• _Work to be completed_
Can you set down, exactly as they appear below, the lines from the opening of the material through the one bearing "diagrama original. */", minus the pictures?
◆ ◆ ◆
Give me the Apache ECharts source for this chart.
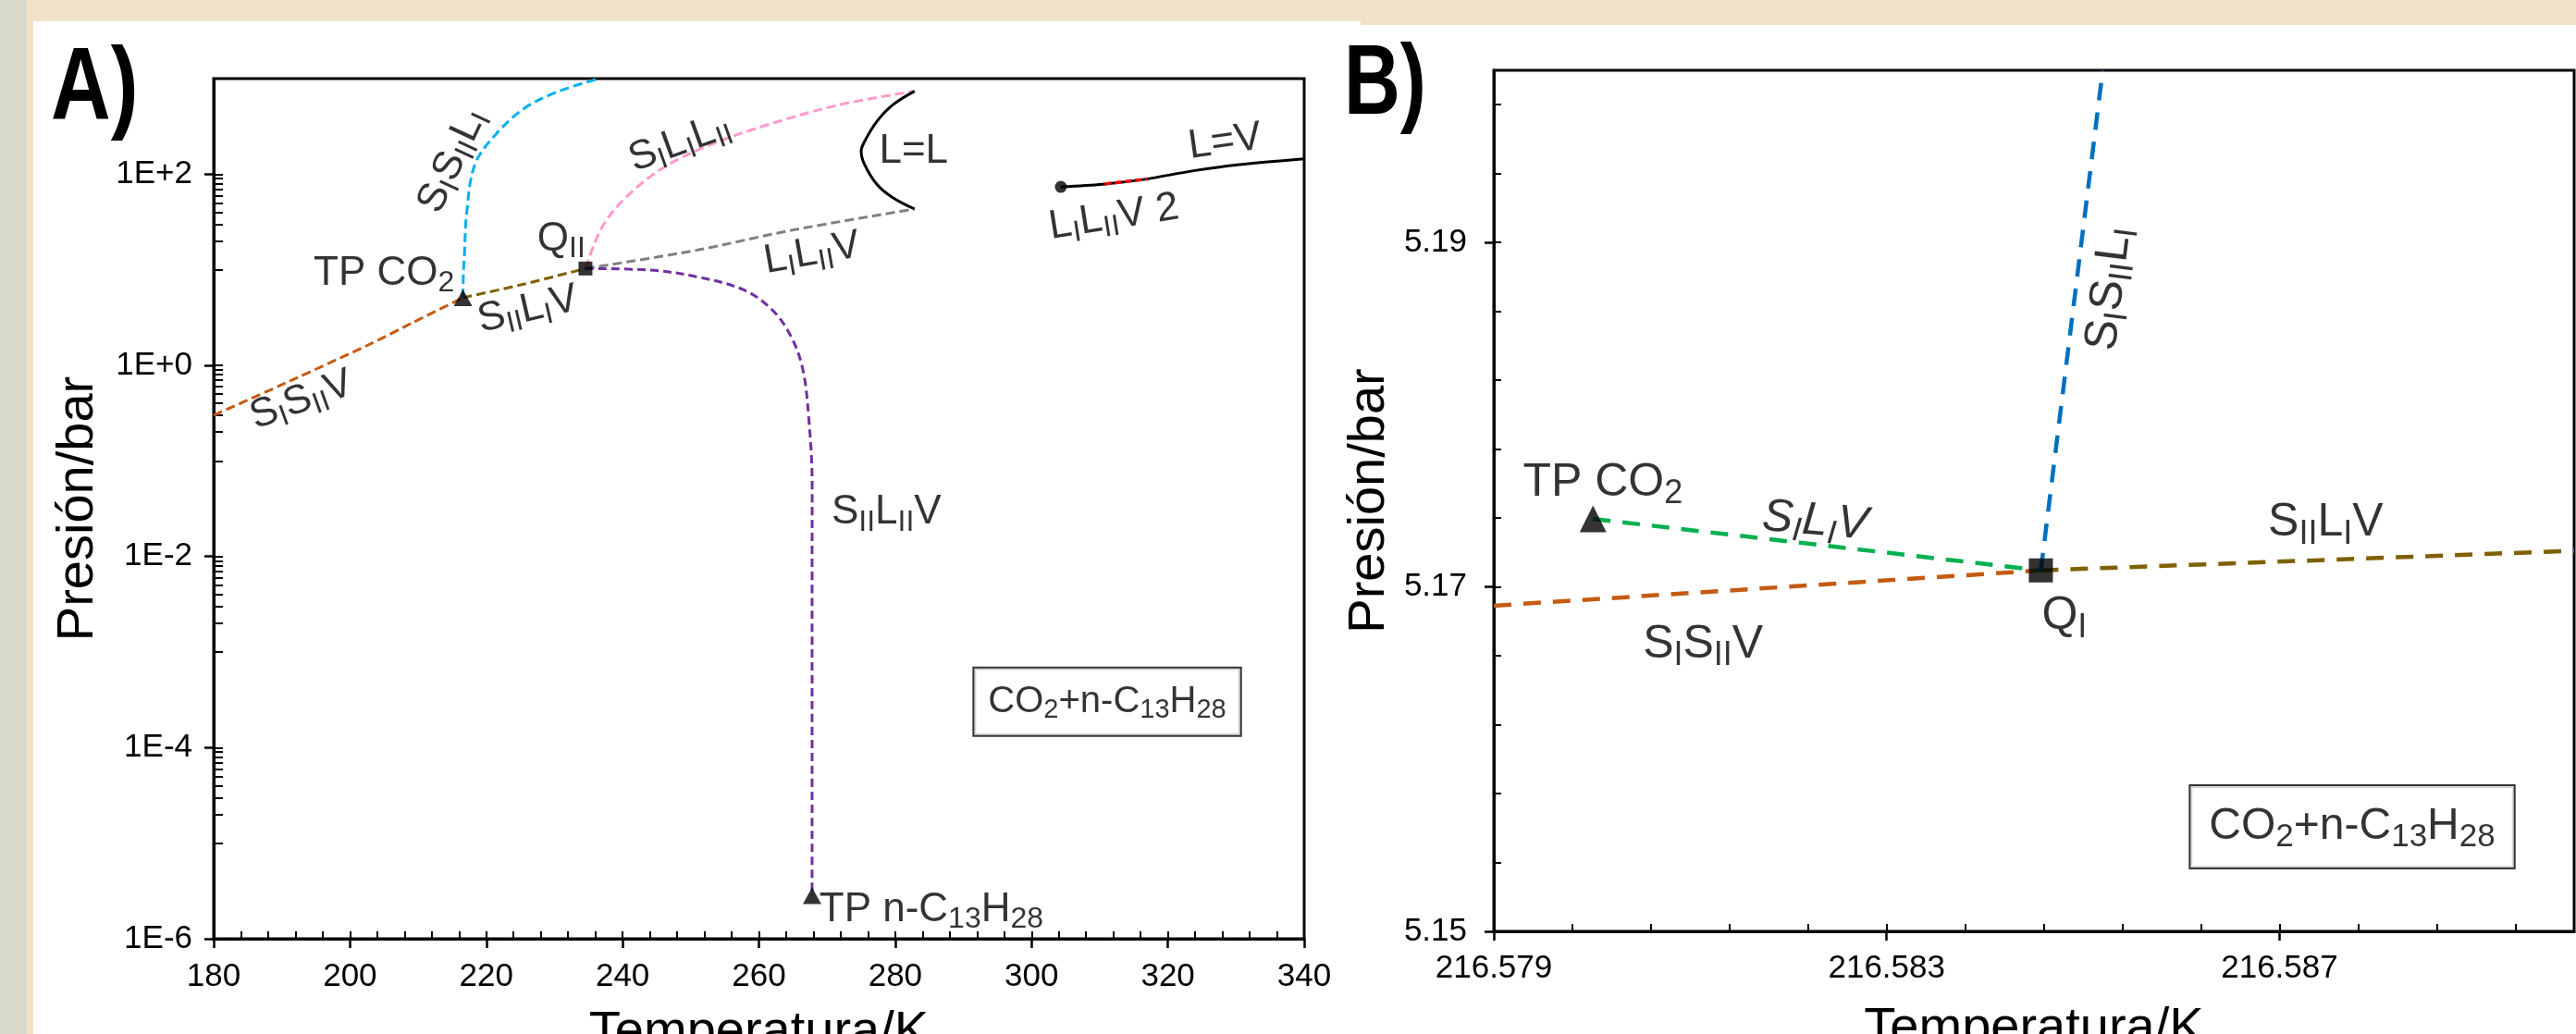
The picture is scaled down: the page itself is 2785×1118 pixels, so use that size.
<!DOCTYPE html>
<html lang="es">
<head>
<meta charset="utf-8">
<title>CO2 + n-C13H28 diagrama de fases</title>
<script src="https://cdn.jsdelivr.net/npm/echarts@6/dist/echarts.min.js"></script>
<style>
  html, body { margin: 0; padding: 0; background: #fff; overflow: hidden; }
  #wrap { position: relative; width: 2785px; height: 1118px; background: #fff; }
  .strip { position: absolute; }
  #chart { position: absolute; left: 0; top: 0; width: 2785px; height: 1118px; }
</style>
</head>
<body>
<div id="wrap">
  <div class="strip" style="left:0;top:0;width:1471px;height:23px;background:#f2e3c8"></div>
  <div class="strip" style="left:1471px;top:0;width:1314px;height:27px;background:#f2e3c8"></div>
  <div class="strip" style="left:0;top:0;width:36px;height:1118px;background:#f2e3c8"></div>
  <div class="strip" style="left:0;top:0;width:29px;height:1118px;background:#d8d9c8"></div>
  <div id="chart"></div>
</div>
<script>
/* Diagrama P-T de CO2 + n-C13H28.
 * A) vista global (presión en escala log), B) zoom alrededor del punto cuádruple Q_I.
 * Temperaturas en K, presiones en bar, leídas del diagrama original. */

const FONT = '"Liberation Sans", Arial, sans-serif';

// ── Panel A: curvas (T/K, P/bar) ──
const aSsvT  = [180.0, 191.1, 203.2, 209.2, 216.58];                 // S_I S_II V
const aSsvP  = [0.30, 0.68, 1.70, 2.80, 5.10];
const aSlvT  = [216.58, 225.6, 234.55];                               // S_II L_I V
const aSlvP  = [5.10, 7.10, 10.3];
const aSslT  = [216.58, 216.62, 216.80, 217.11, 218.32, 221.35, 225.60, 230.44, 236.49]; // S_I S_II L_I
const aSslP  = [5.10, 8.3, 14.8, 38.4, 126, 259, 490, 728, 1000];
const aSllT  = [234.55, 236.99, 240.46, 245.99, 252.93, 261.23, 271.61, 282.84]; // S_I L_I L_II
const aSllP  = [10.3, 27.9, 57.0, 117, 204, 328, 528, 738];
const aLlvT  = [234.55, 250.84, 264.68, 282.84];                      // L_I L_II V
const aLlvP  = [10.3, 16.0, 25.8, 43.2];
const aLeqLT = [282.84, 279.6, 277.3, 275.5, 275.0, 275.5, 277.3, 279.6, 282.84]; // L=L
const aLeqLP = [738, 528, 356, 220, 174, 126, 78.3, 57.0, 43.2];
const aS2lvT = [234.55, 243.91, 250.84, 257.77, 261.92, 264.69, 266.43, 267.32, 267.81, 267.80, 267.80, 267.80]; // S_II L_II V
const aS2lvP = [10.3, 9.93, 8.46, 6.15, 3.82, 2.02, 0.912, 0.277, 0.0564, 6.7e-3, 1.2e-4, 2.82e-6];
const aLeqVT = [304.30, 310.38, 316.63, 323.55, 330.47, 340.0];       // L=V
const aLeqVP = [73.6, 78.3, 88.4, 108, 126, 145];
const aLlv2T = [310.73, 316.96];                                      // L_I L_II V 2
const aLlv2P = [79.0, 89.0];

// puntos singulares A
const aTriT = [216.58, 267.80];   // TP CO2, TP n-C13H28
const aTriP = [5.10, 2.82e-6];
const aQuadT = [234.55];          // Q_II
const aQuadP = [10.3];
const aCritT = [304.30];          // punto crítico
const aCritP = [73.6];

// ejes A
const aTempTicks = [180, 200, 220, 240, 260, 280, 300, 320, 340];
const aPresExp   = [-6, -4, -2, 0, 2];   // 1E-6 ... 1E+2

// rótulos A
const aLabelText = ['S_{I}S_{II}L_{I}', 'TP CO_{2}', 'S_{II}L_{I}V', 'S_{I}S_{II}V', 'Q_{II}', 'S_{I}L_{I}L_{II}',
                    'L=L', 'L_{I}L_{II}V', 'L=V', 'L_{I}L_{II}V 2', 'S_{II}L_{II}V', 'TP n-C_{13}H_{28}'];
const aLabelT = [215.0, 205.0, 226.1, 192.9, 231.0, 248.4, 282.7, 267.8, 328.4, 312.1, 278.7, 285.3];
const aLabelP = [138, 9.16, 3.82, 0.43, 20.7, 212, 174, 14.8, 217, 35.4, 0.0287, 2.02e-6];
const aBoxT = 311.1, aBoxP = 3.02e-4;

// ── Panel B: zoom en Q_I ──
const bSsvT  = [216.5790, 216.58457];   // S_I S_II V
const bSsvP  = [5.16891, 5.17096];
const bSlvT  = [216.58001, 216.58457];  // S_I L_I V
const bSlvP  = [5.17395, 5.17096];
const bS2lvT = [216.58457, 216.5900];   // S_II L_I V
const bS2lvP = [5.17096, 5.17210];
const bSslT  = [216.58457, 216.58520];  // S_I S_II L_I
const bSslP  = [5.17096, 5.2000];

const bTriT = [216.58001], bTriP = [5.17395];    // TP CO2
const bQuadT = [216.58457], bQuadP = [5.17096];  // Q_I

const bTempTicks = [216.579, 216.583, 216.587];
const bPresTicks = [5.15, 5.17, 5.19];

const bLabelText = ['TP CO_{2}', 'S_{I}L_{I}V', 'S_{II}L_{I}V', 'S_{I}S_{II}V', 'Q_{I}', 'S_{I}S_{II}L_{I}'];
const bLabelT = [216.58011, 216.58227, 216.58747, 216.58113, 216.58481, 216.58527];
const bLabelP = [5.17605, 5.17380, 5.17370, 5.16662, 5.16828, 5.18732];
const bBoxT = 216.58774, bBoxP = 5.15607;

// ── helpers ──
const lg = Math.log10;
function ptsA(ts, ps) { return ts.map((t, i) => [t, lg(ps[i])]); }
function ptsB(ts, ps) { return ts.map((t, i) => [t, ps[i]]); }

// "S_{I}L_{I}V" → rich text con subíndices
function richText(s) {
  return s.split(/(_\{[^}]*\})/).filter(Boolean)
    .map((p) => p[0] === '_' ? '{s|' + p.slice(2, -1) + '}' : '{n|' + p + '}').join('');
}
function richStyles(F, italic) {
  const st = italic ? 'italic' : 'normal';
  return {
    n: { fontSize: F, lineHeight: Math.round(F * 1.2), fontFamily: FONT, color: '#000', fontStyle: st },
    s: { fontSize: Math.round(F * 0.72), lineHeight: Math.round(F * 0.68), fontFamily: FONT, color: '#000', fontStyle: st, verticalAlign: 'bottom' },
  };
}

function line(xi, data, color, width, dash, smooth) {
  return {
    type: 'line', xAxisIndex: xi, yAxisIndex: xi, data,
    showSymbol: false, symbol: 'none', smooth: smooth || false, silent: true, z: 3,
    lineStyle: { color, width, type: dash || 'solid', cap: 'butt' },
  };
}
function marker(xi, data, symbol, size) {
  return {
    type: 'scatter', xAxisIndex: xi, yAxisIndex: xi, data, symbol, symbolSize: size,
    itemStyle: { color: '#000' }, silent: true, z: 6,
  };
}
function labels(xi, pts, texts, rots, F, italics) {
  return {
    type: 'scatter', xAxisIndex: xi, yAxisIndex: xi, symbolSize: 1, silent: true, z: 10,
    itemStyle: { color: 'rgba(0,0,0,0)' },
    data: texts.map((t, i) => ({
      value: pts[i],
      label: {
        show: true, position: 'inside', rotate: rots[i],
        formatter: richText(t), rich: richStyles(F, italics && italics[i]),
      },
    })),
  };
}
function boxLabel(xi, pt, F, pad) {
  return {
    type: 'scatter', xAxisIndex: xi, yAxisIndex: xi, symbolSize: 1, silent: true, z: 10,
    itemStyle: { color: 'rgba(0,0,0,0)' },
    data: [{
      value: pt,
      label: {
        show: true, position: 'inside', formatter: richText('CO_{2}+n-C_{13}H_{28}'), rich: richStyles(F),
        backgroundColor: '#fff', borderColor: '#000', borderWidth: 2, padding: pad,
      },
    }],
  };
}

// ── ejes ──
const TICK = { color: '#000', width: 2.5 };
const LBL = { color: '#000', fontSize: 35, fontFamily: FONT };
const NAME = { color: '#000', fontSize: 56, fontFamily: FONT };

function majorAxis(grid, min, max, ticks, fmt, margin, name, gap) {
  return {
    type: 'value', gridIndex: grid, min, max,
    axisLine: { show: true, onZero: false, lineStyle: { color: '#000', width: 3 } },
    axisTick: { show: true, inside: false, length: 10, lineStyle: TICK, customValues: ticks },
    axisLabel: { show: true, margin, formatter: fmt, customValues: ticks, ...LBL },
    splitLine: { show: false },
    name, nameLocation: 'middle', nameGap: gap, nameTextStyle: NAME,
  };
}
function minorAxis(grid, min, max, ticks, len) {
  return {
    type: 'value', gridIndex: grid, min, max,
    axisLine: { show: false, onZero: false },
    axisTick: { show: true, inside: true, length: len, lineStyle: { color: '#000', width: 2 }, customValues: ticks },
    axisLabel: { show: false },
    splitLine: { show: false },
  };
}

// menores A: 4 K; presión 10,20,...,90 × 100^n
const aTempMinor = [];
for (let t = 180; t <= 340; t += 4) aTempMinor.push(t);
const aPresMinor = aPresExp.slice();
aPresExp.forEach((e) => { for (let k = 1; k <= 9; k++) { const v = e + 1 + lg(k); if (v <= 3) aPresMinor.push(v); } });
// menores B: 0.0008 K; 0.004 bar
const bTempMinor = [], bPresMinor = [];
for (let i = 0; i <= 13; i++) bTempMinor.push(216.579 + 0.0008 * i);
for (let i = 0; i <= 12; i++) bPresMinor.push(5.15 + 0.004 * i);

const fmtExp = (v) => '1E' + (v >= 0 ? '+' : '') + Math.round(v);

const xAxisA = majorAxis(0, 180, 340, aTempTicks, (v) => String(v), 24, 'Temperatura/K', 74);
const yAxisA = majorAxis(0, -6, 3, aPresExp, fmtExp, 23, 'Presión/bar', 118);
const xAxisB = majorAxis(1, 216.579, 216.590, bTempTicks, (v) => v.toFixed(3), 23, 'Temperatura/K', 78);
const yAxisB = majorAxis(1, 5.15, 5.20, bPresTicks, (v) => v.toFixed(2), 29, 'Presión/bar', 106);
[xAxisA, xAxisB].forEach((a) => { a.position = 'bottom'; });
[yAxisA, yAxisB].forEach((a) => { a.position = 'left'; });

const xMinA = minorAxis(0, 180, 340, aTempMinor, 8);  xMinA.position = 'bottom';
const yMinA = minorAxis(0, -6, 3, aPresMinor, 10);    yMinA.position = 'left';
const xMinB = minorAxis(1, 216.579, 216.590, bTempMinor, 8); xMinB.position = 'bottom';
const yMinB = minorAxis(1, 5.15, 5.20, bPresMinor, 8);       yMinB.position = 'left';

// índices: 0 = A, 1 = A menor, 2 = B, 3 = B menor
const DA = [10, 5], DB = [19, 13];

const series = [
  // Panel A
  line(0, ptsA(aSsvT, aSsvP), '#c55a11', 3, DA, 0.2),
  line(0, ptsA(aSlvT, aSlvP), '#7f6000', 3, DA, 0.3),
  line(0, ptsA(aSslT, aSslP), '#00b0f0', 3, DA, 0.35),
  line(0, ptsA(aSllT, aSllP), '#ff99cc', 3, DA, 0.35),
  line(0, ptsA(aLlvT, aLlvP), '#808080', 3, DA, 0.3),
  line(0, ptsA(aS2lvT, aS2lvP), '#7030a0', 3, [9, 5], 0.35),
  line(0, ptsA(aLeqLT, aLeqLP), '#000', 3, 'solid', 0.4),
  line(0, ptsA(aLeqVT, aLeqVP), '#000', 3, 'solid', 0.3),
  line(0, ptsA(aLlv2T, aLlv2P), '#ff0000', 3.5, [7, 4]),
  marker(0, ptsA(aTriT, aTriP), 'triangle', [20, 18]),
  marker(0, ptsA(aQuadT, aQuadP), 'rect', 15),
  marker(0, ptsA(aCritT, aCritP), 'circle', 13),
  labels(0, ptsA(aLabelT, aLabelP), aLabelText, [65, 0, 13, 20, 0, 20, 0, 10, 8, 9, 0, 0], 44),
  boxLabel(0, [aBoxT, lg(aBoxP)], 40, [12, 15]),
  // Panel B
  line(2, ptsB(bSsvT, bSsvP), '#c55a11', 4.5, DB),
  line(2, ptsB(bSlvT, bSlvP), '#00b050', 4.5, DB),
  line(2, ptsB(bS2lvT, bS2lvP), '#7f6000', 4.5, DB),
  line(2, ptsB(bSslT, bSslP), '#0070c0', 4.5, DB),
  marker(2, ptsB(bTriT, bTriP), 'triangle', [29, 29]),
  marker(2, ptsB(bQuadT, bQuadP), 'rect', 26),
  labels(2, ptsB(bLabelT, bLabelP), bLabelText, [0, -5, 0, 0, 0, 83], 50, [false, true, false, false, false, false]),
  boxLabel(2, [bBoxT, bBoxP], 48, [15, 20]),
];

const chart = echarts.init(document.getElementById('chart'), null, { renderer: 'canvas' });
chart.setOption({
  backgroundColor: 'transparent',
  animation: false,
  textStyle: { fontFamily: FONT },
  grid: [
    { left: 231, top: 85, width: 1179, height: 930, outerBoundsMode: 'none', containLabel: false,
      show: true, borderColor: '#000', borderWidth: 3, backgroundColor: 'transparent' },
    { left: 1615, top: 76, width: 1168, height: 931, outerBoundsMode: 'none', containLabel: false,
      show: true, borderColor: '#000', borderWidth: 3, backgroundColor: 'transparent' },
  ],
  xAxis: [xAxisA, xMinA, xAxisB, xMinB],
  yAxis: [yAxisA, yMinA, yAxisB, yMinB],
  graphic: [
    { type: 'text', x: 55, y: 98, scaleX: 0.8, z: 20,
      style: { text: 'A)', font: 'bold 112px "Liberation Sans", Arial, sans-serif', fill: '#000', align: 'left', verticalAlign: 'middle' } },
    { type: 'text', x: 1453, y: 93, scaleX: 0.78, z: 20,
      style: { text: 'B)', font: 'bold 108px "Liberation Sans", Arial, sans-serif', fill: '#000', align: 'left', verticalAlign: 'middle' } },
  ],
  series,
});
</script>
</body>
</html>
◆ ◆ ◆
• _Full answer_
Give me the Apache ECharts source for this chart.
The picture is scaled down: the page itself is 2785×1118 pixels, so use that size.
<!DOCTYPE html>
<html lang="es">
<head>
<meta charset="utf-8">
<title>CO2 + n-C13H28 diagrama de fases</title>
<script src="https://cdn.jsdelivr.net/npm/echarts@6/dist/echarts.min.js"></script>
<style>
  html, body { margin: 0; padding: 0; background: #fff; overflow: hidden; }
  #wrap { position: relative; width: 2785px; height: 1118px; background: #fff; }
  .strip { position: absolute; }
  #chart { position: absolute; left: 0; top: 0; width: 2785px; height: 1118px; }
</style>
</head>
<body>
<div id="wrap">
  <div class="strip" style="left:0;top:0;width:1471px;height:23px;background:#f2e3c8"></div>
  <div class="strip" style="left:1471px;top:0;width:1314px;height:27px;background:#f2e3c8"></div>
  <div class="strip" style="left:0;top:0;width:36px;height:1118px;background:#f2e3c8"></div>
  <div class="strip" style="left:0;top:0;width:29px;height:1118px;background:#d8d9c8"></div>
  <div id="chart"></div>
</div>
<script>
/* Diagrama P-T de CO2 + n-C13H28.
 * A) vista global (presión en escala log), B) zoom alrededor del punto cuádruple Q_I.
 * Temperaturas en K, presiones en bar, leídas del diagrama original. */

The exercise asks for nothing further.